M. André Boyer a rappelé que l'exportation ne constituait qu'une part marginale du chiffre d'affaires de DCN et a estimé que les partenariats les plus probables ne seraient pas mis en oeuvre avec des sociétés étrangères, mais avec des industriels français. Il a souligné sur ce point la lenteur la constitution d'une société commune entre Thalès et DCN.
M. Robert Del Picchia a évoqué le projet d'exportation en Malaisie du sous-marin Scorpène.
A l'issue de ce débat, la commission a donné un avis favorable à l'adoption de l'article 36 du projet de loi de finances rectificative, tout en demandant au rapporteur pour avis d'étudier, en liaison avec la commission des finances, un éventuel amendement permettant l'ouverture du capital de la société, l'Etat restant actionnaire majoritaire.
Au cours d'une seconde réunion tenue le jeudi 13 décembre 2001 sous la présidence de M. Xavier de Villepin, président , la commission a repris la discussion sur cet article.

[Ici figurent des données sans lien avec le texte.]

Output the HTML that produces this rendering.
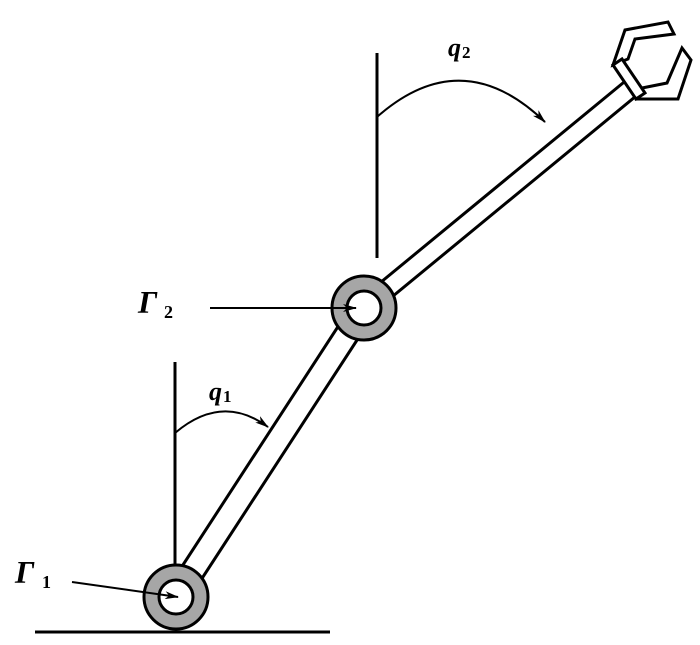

M. Michel Caldaguès a proposé à la commission d'examiner un amendement consistant à prévoir que le capital de la future société sera détenu en majorité, et non en totalité, par l'Etat. Estimant que la perspective d'une privatisation de DCN n'était sans doute pas envisageable à moyen terme, ni même peut-être opportune, il a en revanche souligné que le principe d'une détention de la totalité du capital entre les mains de l'Etat présentait de multiples inconvénients, car il conduirait à limiter en pratique la portée du changement de statut tout en privant la société des possibilités offertes par une ouverture du capital. Il a ajouté que l'amendement proposé visait à permettre à l'Etat, le moment venu et lorsqu'il le souhaitera, de disposer d'un moyen de rendre la société plus efficace en fonction des exigences de la concurrence.
M. Jean-Pierre Masseret a rappelé le contexte difficile dans lequel évoluait DCN depuis plusieurs années et il a estimé que la réponse proposée par le Gouvernement constituait déjà une étape très significative dans l'évolution de l'établissement. Il a jugé que l'amendement proposé rompait l'équilibre bâti par le Gouvernement pour faire évoluer DCN.
Mme Hélène Luc a souligné la volonté des personnels de DCN de faire évoluer leur entreprise mais a déploré que la décision de transformation en société ait été prise sans tenir compte de leur opposition. Tout en reconnaissant la nécessité d'améliorer l'efficacité de cette entreprise publique, elle a estimé qu'une telle réforme ne pouvait s'engager sur la base d'un simple article du projet de loi de finances rectificative. Elle a précisé que son groupe déposerait un amendement de suppression de l'article 36 et qu'il s'opposerait à l'amendement tendant à permettre l'ouverture du capital de la société. Par ailleurs, elle a regretté que lors du débat budgétaire, le Gouvernement n'ait pas fourni d'éléments sur la perspective de constitution d'une société commune entre DCN et Thalès. Elle a souhaité que l'Etat prenne des engagements beaucoup plus fermes sur l'avenir de DCN, notamment en terme de garanties de commandes.
M. Robert Del Picchia a estimé que le Gouvernement aurait porté une lourde responsabilité s'il n'avait pas pris l'initiative d'une évolution du statut de DCN. Il a par ailleurs souligné que l'amendement proposé laissait à l'Etat le pouvoir de contrôle sur la société. Il a ajouté que cet amendement n'entraînait aucune incidence sur le statut des personnels.
M. Michel Caldaguès s'est défendu de vouloir, par son amendement, précipiter l'évolution de DCN, cette évolution étant au contraire caractérisée par une relative lenteur, la nouvelle société n'étant de surcroît constituée qu'en 2003. Reconnaissant que la négociation avec les personnels avait permis de définir certains principes de la réforme, notamment en terme de situation statutaire des agents, il a toutefois estimé que le Parlement avait toute latitude pour juger de la nature de la société qui allait se créer, et notamment de la composition de son capital. Il a estimé que la possibilité d'associer un actionnaire extérieur au capital de la société contraindrait l'Etat à respecter ses engagements envers DCN.
M. Hubert Durand-Chastel a remarqué que l'amendement laissait à l'Etat toute liberté de décider d'ouvrir ou non le capital, et qu'il offrait donc une utile marge de manoeuvre au Gouvernement.
Mme Hélène Luc a rappelé la disponibilité de personnel pour discuter d'une évolution concertée de DCN.
A l'issue de ce débat, la commission, à sa majorité, a adopté un amendement à l'article 36 du projet de loi tendant à préciser que la majorité -et non la totalité- du capital de la future société serait détenue par l'Etat.